Why not take all of me

Why not take all of me

Saturday, February 23, 2013

First Week of Lent

http://www.usccb.org/bible/readings/022313.cfm

Matthew 5:44

Jesus said, “Love your enemies and bless those who persecute you.”

Children of the Heavenly Father see the sunrise everyday, unless (like today) the rain we need to live is falling.  Jesus points out the obvious: God does not withhold these gifts from anyone.  There is no condition put on his love.  So we can be the same.

Certainly with others, but not just with others.  Within myself, I can love my enemy instead of persecuting him.  God does, and so can I.

I justify myself too often.  I also tend not to act on my good intentions, especially when I intend to serve others in sacrificial ways.  I avoid regularly scheduled prayer, even when I say how good it would be for me.  I don’t fix breakfast for Margaret very often.  And on the other hand, I complain about my own failures instead of giving them up to God.  I am just scratching the surface here!   Luckily, I want to keep this under 350 words 🙂 …

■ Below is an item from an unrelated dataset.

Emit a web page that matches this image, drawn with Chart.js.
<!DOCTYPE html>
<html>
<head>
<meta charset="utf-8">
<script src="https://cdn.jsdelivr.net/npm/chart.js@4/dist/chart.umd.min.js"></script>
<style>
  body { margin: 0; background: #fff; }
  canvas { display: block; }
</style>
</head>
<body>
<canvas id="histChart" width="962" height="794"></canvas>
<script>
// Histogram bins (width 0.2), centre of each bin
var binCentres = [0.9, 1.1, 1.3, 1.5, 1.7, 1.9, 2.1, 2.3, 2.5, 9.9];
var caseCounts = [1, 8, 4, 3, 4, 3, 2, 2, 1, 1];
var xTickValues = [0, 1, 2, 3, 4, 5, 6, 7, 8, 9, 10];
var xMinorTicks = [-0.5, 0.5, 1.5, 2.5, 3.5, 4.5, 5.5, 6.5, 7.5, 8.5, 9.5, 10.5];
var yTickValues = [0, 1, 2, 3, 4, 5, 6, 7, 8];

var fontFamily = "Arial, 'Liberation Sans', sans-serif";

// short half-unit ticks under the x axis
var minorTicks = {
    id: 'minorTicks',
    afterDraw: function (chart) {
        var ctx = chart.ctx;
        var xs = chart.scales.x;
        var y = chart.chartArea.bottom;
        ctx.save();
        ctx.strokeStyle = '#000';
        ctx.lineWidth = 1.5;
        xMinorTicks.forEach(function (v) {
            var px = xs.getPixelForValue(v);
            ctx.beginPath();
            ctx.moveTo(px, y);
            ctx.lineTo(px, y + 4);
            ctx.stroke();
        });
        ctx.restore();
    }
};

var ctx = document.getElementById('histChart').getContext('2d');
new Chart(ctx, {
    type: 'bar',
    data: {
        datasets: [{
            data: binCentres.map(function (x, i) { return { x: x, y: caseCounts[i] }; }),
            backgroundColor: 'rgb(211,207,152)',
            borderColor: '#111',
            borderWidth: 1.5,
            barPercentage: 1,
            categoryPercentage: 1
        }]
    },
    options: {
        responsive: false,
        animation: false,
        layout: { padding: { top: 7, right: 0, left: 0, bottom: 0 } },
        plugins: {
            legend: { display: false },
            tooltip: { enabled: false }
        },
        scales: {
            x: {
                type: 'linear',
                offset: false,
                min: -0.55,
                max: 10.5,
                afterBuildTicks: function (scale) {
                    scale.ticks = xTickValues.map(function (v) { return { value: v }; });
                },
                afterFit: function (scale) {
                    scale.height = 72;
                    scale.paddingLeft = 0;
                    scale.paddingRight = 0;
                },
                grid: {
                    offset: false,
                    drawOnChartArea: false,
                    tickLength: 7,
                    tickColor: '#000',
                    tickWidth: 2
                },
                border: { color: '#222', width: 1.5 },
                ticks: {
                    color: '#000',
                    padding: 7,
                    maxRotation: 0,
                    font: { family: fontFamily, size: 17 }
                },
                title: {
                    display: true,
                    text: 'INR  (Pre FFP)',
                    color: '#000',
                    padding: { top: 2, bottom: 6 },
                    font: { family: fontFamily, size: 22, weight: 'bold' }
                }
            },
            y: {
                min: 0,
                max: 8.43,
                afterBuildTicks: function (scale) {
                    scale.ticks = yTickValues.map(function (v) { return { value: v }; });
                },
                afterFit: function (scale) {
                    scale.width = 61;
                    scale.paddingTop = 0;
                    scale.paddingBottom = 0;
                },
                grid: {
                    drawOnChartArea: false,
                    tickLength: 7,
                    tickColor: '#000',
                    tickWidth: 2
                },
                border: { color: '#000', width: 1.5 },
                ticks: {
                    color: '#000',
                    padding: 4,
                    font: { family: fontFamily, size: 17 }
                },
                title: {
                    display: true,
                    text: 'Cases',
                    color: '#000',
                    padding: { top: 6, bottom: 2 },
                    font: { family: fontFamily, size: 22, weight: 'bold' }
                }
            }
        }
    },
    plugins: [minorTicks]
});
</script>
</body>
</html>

These “enemies” of my righteous self do not respond to blame or punishment.  They will not be cast out for more than a night; they returneth in the morning.  Like Paul, I cry out, “What a wretched man I am!  How shall rescue me from this body of death?”

Jesus does not remove my wretchedness; instead he loves it – not because it is wretched, but because it is me.  I matter more to him than what I do matters to him.  I am a “being,” and never a “doing” to God.

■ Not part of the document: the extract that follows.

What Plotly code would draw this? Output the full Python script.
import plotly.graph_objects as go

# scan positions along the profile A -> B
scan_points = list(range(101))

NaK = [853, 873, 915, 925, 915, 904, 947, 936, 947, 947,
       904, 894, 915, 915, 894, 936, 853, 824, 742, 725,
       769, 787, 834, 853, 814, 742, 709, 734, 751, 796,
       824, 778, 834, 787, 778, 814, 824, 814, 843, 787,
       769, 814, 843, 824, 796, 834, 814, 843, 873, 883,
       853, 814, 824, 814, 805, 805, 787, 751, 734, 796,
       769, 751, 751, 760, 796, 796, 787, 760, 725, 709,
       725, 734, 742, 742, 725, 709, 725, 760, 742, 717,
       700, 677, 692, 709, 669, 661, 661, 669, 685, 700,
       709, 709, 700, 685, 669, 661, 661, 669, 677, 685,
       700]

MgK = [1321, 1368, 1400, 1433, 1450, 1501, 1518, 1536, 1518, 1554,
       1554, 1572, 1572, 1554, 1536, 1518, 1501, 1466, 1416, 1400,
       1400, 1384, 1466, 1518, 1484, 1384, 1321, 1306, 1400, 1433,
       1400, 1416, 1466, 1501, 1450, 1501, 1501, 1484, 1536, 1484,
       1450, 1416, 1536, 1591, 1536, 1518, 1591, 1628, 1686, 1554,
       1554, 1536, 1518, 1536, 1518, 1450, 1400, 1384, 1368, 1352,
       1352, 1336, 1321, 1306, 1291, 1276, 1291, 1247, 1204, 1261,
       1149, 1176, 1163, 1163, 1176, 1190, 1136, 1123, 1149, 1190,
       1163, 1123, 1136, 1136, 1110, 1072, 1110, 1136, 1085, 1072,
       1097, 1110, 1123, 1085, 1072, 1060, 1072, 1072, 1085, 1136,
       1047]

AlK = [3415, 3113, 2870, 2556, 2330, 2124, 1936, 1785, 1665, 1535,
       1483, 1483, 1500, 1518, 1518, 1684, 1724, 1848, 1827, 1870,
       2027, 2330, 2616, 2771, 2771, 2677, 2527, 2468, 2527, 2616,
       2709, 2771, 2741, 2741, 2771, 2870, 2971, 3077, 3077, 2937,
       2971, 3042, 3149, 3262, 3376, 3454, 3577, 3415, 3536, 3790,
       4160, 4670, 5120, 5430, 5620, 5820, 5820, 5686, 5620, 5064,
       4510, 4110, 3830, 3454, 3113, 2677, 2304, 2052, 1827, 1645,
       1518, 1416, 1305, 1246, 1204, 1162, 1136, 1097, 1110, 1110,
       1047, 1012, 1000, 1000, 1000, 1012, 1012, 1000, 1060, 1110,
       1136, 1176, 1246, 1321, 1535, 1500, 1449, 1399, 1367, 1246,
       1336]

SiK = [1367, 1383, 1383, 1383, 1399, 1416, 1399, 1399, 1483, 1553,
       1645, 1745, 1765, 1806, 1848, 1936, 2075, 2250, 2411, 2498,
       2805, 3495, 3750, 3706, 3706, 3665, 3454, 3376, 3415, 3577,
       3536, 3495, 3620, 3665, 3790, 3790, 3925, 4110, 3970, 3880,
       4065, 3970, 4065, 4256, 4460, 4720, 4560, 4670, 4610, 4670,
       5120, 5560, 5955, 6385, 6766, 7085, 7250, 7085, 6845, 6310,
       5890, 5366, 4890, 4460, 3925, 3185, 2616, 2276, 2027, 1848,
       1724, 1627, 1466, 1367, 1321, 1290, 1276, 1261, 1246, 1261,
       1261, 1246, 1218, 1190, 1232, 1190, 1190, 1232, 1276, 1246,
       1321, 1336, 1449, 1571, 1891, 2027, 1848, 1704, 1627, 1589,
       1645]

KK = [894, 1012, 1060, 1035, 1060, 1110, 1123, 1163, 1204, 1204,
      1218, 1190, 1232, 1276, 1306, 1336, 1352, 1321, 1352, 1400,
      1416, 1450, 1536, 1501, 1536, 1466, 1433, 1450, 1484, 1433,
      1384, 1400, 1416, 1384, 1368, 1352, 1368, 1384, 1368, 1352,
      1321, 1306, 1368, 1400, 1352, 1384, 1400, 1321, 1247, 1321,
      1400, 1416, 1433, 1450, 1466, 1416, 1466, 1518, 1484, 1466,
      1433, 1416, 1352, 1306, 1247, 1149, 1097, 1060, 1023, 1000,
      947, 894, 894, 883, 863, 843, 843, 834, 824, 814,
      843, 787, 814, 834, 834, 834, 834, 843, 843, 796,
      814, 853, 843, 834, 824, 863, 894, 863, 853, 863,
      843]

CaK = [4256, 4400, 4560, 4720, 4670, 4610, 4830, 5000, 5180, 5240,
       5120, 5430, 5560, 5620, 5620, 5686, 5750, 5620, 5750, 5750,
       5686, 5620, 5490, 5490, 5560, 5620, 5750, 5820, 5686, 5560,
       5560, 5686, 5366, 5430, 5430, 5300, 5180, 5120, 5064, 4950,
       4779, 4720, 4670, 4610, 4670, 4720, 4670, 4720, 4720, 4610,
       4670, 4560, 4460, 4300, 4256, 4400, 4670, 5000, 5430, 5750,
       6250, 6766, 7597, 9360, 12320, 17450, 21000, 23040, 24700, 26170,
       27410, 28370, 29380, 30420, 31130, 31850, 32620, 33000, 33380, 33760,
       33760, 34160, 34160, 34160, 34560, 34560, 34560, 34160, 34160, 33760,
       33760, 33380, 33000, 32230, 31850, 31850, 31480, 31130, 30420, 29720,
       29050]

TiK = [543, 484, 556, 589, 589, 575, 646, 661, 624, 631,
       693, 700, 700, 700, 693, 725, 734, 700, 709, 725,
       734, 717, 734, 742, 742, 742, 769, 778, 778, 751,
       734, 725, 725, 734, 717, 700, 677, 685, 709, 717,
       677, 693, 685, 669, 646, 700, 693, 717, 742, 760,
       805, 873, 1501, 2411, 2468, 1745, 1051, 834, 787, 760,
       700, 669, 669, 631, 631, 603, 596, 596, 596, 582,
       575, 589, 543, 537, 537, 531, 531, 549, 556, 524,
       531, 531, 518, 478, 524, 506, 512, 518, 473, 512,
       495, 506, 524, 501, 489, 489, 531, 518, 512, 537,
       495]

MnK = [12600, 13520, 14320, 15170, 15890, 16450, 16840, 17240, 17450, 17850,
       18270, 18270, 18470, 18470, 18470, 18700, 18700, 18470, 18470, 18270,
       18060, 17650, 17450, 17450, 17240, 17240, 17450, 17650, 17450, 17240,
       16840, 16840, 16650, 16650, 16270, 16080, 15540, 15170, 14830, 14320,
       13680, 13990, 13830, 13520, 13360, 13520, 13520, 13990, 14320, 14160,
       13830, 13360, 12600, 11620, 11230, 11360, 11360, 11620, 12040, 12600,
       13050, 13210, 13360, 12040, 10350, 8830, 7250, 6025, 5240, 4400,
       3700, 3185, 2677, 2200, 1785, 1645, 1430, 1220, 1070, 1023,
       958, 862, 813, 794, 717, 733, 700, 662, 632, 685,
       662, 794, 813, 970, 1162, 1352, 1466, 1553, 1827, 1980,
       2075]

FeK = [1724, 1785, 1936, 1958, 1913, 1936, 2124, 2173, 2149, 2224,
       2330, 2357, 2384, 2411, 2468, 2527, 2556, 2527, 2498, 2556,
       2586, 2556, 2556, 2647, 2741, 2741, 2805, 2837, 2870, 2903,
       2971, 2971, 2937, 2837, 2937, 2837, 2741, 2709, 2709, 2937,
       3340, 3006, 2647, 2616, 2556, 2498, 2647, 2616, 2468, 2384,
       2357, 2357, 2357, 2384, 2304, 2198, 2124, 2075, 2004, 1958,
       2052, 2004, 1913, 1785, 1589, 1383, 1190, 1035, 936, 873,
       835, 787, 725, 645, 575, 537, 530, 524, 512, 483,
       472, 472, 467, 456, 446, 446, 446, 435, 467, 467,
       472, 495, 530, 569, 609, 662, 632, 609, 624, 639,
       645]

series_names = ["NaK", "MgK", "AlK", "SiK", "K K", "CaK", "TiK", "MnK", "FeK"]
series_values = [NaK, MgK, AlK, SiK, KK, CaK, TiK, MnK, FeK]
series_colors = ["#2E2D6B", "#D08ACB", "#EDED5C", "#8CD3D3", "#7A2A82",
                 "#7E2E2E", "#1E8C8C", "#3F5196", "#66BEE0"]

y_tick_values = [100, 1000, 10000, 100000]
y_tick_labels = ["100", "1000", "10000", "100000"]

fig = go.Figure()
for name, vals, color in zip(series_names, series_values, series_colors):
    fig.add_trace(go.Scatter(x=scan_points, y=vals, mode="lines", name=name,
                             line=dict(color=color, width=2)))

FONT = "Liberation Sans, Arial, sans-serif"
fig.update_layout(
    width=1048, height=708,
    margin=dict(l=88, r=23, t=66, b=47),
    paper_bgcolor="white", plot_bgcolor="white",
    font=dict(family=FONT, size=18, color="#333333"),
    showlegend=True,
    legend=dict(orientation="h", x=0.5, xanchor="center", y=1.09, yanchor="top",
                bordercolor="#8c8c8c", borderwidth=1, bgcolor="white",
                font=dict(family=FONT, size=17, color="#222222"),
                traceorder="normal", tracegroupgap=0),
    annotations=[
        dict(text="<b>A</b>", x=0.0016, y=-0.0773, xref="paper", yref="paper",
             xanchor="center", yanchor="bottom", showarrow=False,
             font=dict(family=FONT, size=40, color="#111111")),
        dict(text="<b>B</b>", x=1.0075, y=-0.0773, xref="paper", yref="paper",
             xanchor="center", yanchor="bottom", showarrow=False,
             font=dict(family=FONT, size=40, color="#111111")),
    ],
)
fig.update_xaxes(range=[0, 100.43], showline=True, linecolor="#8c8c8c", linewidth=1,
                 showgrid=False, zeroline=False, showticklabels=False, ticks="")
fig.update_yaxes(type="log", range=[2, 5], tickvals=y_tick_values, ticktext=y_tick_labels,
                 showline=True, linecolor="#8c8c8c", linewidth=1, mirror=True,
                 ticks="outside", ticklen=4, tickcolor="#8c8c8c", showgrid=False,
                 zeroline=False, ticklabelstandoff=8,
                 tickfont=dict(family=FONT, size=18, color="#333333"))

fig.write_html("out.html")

Jesus tells me to do likewise, to love this shadow side of me, this “enemy.”  I can embrace it, hold my wretchedness gently in my hands, and finally give it comfort.  Be made perfect in this, he says.  In Luke’s version of the Sermon on the Mount, “perfect” becomes “merciful.”

I become perfect when I get to know all of me, when I am willing to touch my own sores and not turn away, when I give all of me up to God.  Even when God does not approve of what I do, he loves me.  I do not have to approve of what I do in order to love all of me.  As that distinction moves from my head to my gut, my eyes clear and I see how much love there already is in me, for the enemies within and without.

Putting me out of my misery, Father, is a shortcut that you never take with us.  You do not make part of me a scapegoat for the rest.  As for myself, I am learning your way with me, Lord.  Let it be unto me as you have said.